Take FTX's name off the Miami Heat's arena, the crypto exchange's bankruptcy judge orders in ending a $135 million sponsorship deal
- FTX's bankruptcy judge has terminated its $135 million deal to sponsor the Miami Heat's home arena.
- Miami-Dade County has been trying to get out of the deal since the crypto exchange failed in November.
The Miami Heat's two-year run of playing at the FTX Arena is over, after the US judge overseeing the crypto exchange's bankruptcy terminated a $135 million agreement for naming rights.
Judge John Dorsey told Miami-Dade County – which owns the NBA team's downtown site of play – to remove all FTX signage and advertising, in a court order filed Wednesday.
In March 2021, FTX and Miami-Dade agreed a deal to award the crypto exchange the naming rights to the Heat's home arena for the next two years.

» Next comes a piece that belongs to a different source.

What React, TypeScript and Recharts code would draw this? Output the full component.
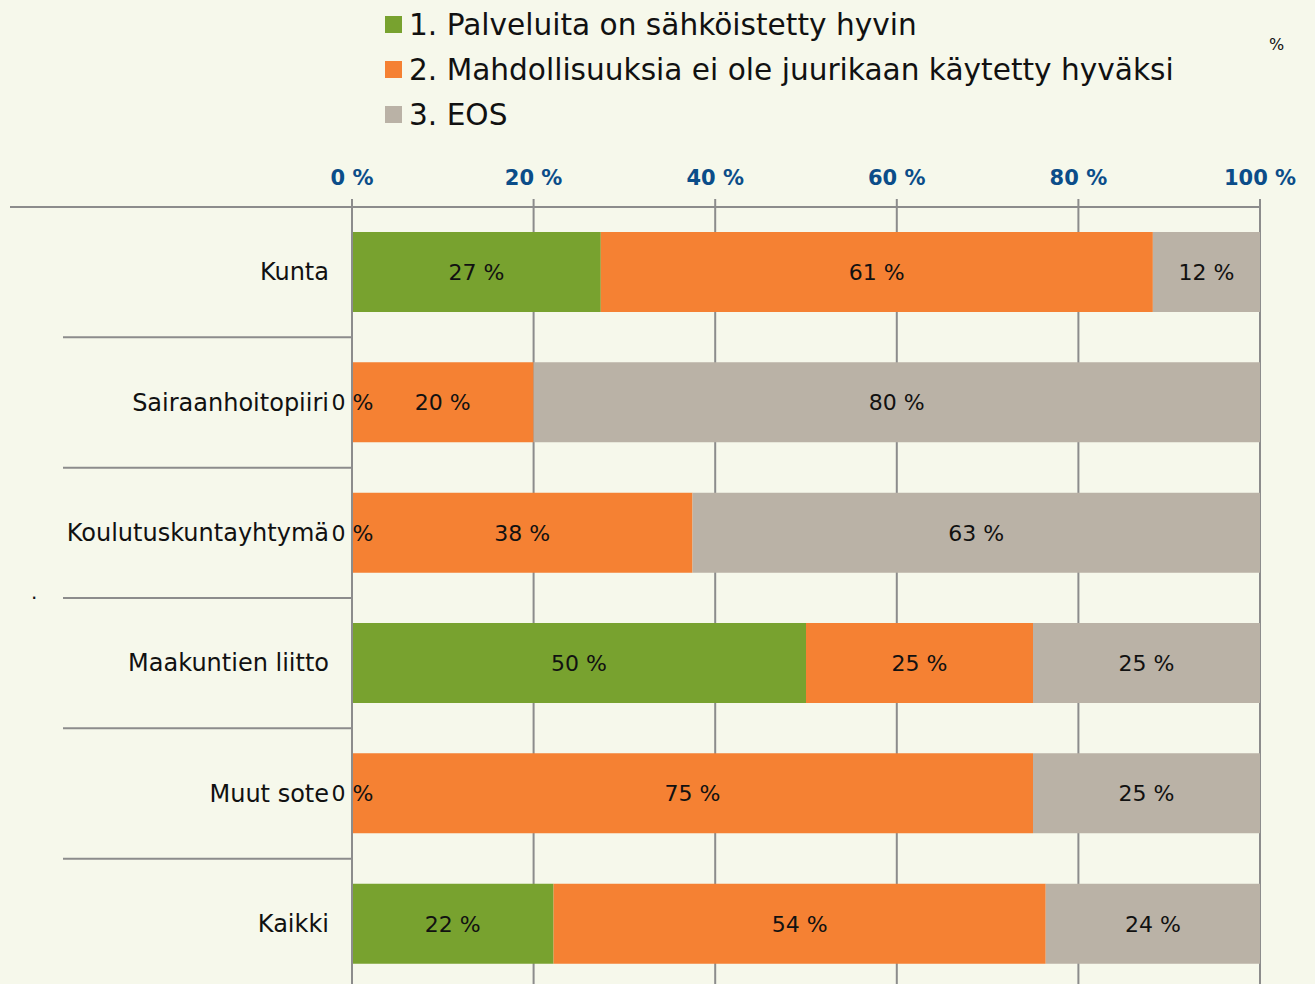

But the crypto exchange filed for Chapter 11 bankruptcy in November after suffering a major liquidity crisis that wiped out around $8 billion in customer funds.
Its disgraced CEO Sam Bankman-Fried was arrested in the Bahamas last month and extradited to the US on eight criminal charges including fraud, money laundering, and violating campaign finance laws.
Miami-Dade first asked for the sponsorship deal to be canceled in November, saying that the FTX Arena name would remind former customers of the "enduring hardships" brought on by the exchange's sudden collapse.
FTX's spectacular implosion has also jeopardized deals that the exchange had signed with sporting heavyweights including the Mercedes F1 team and the Golden State Warriors.
NFL star Tom Brady and New England Patriots owner Robert Kraft are among the equity investors who've been completely wiped out by FTX's collapse. Brady and his ex-wife Gisele Bündchen owned a combined 1.7 million shares.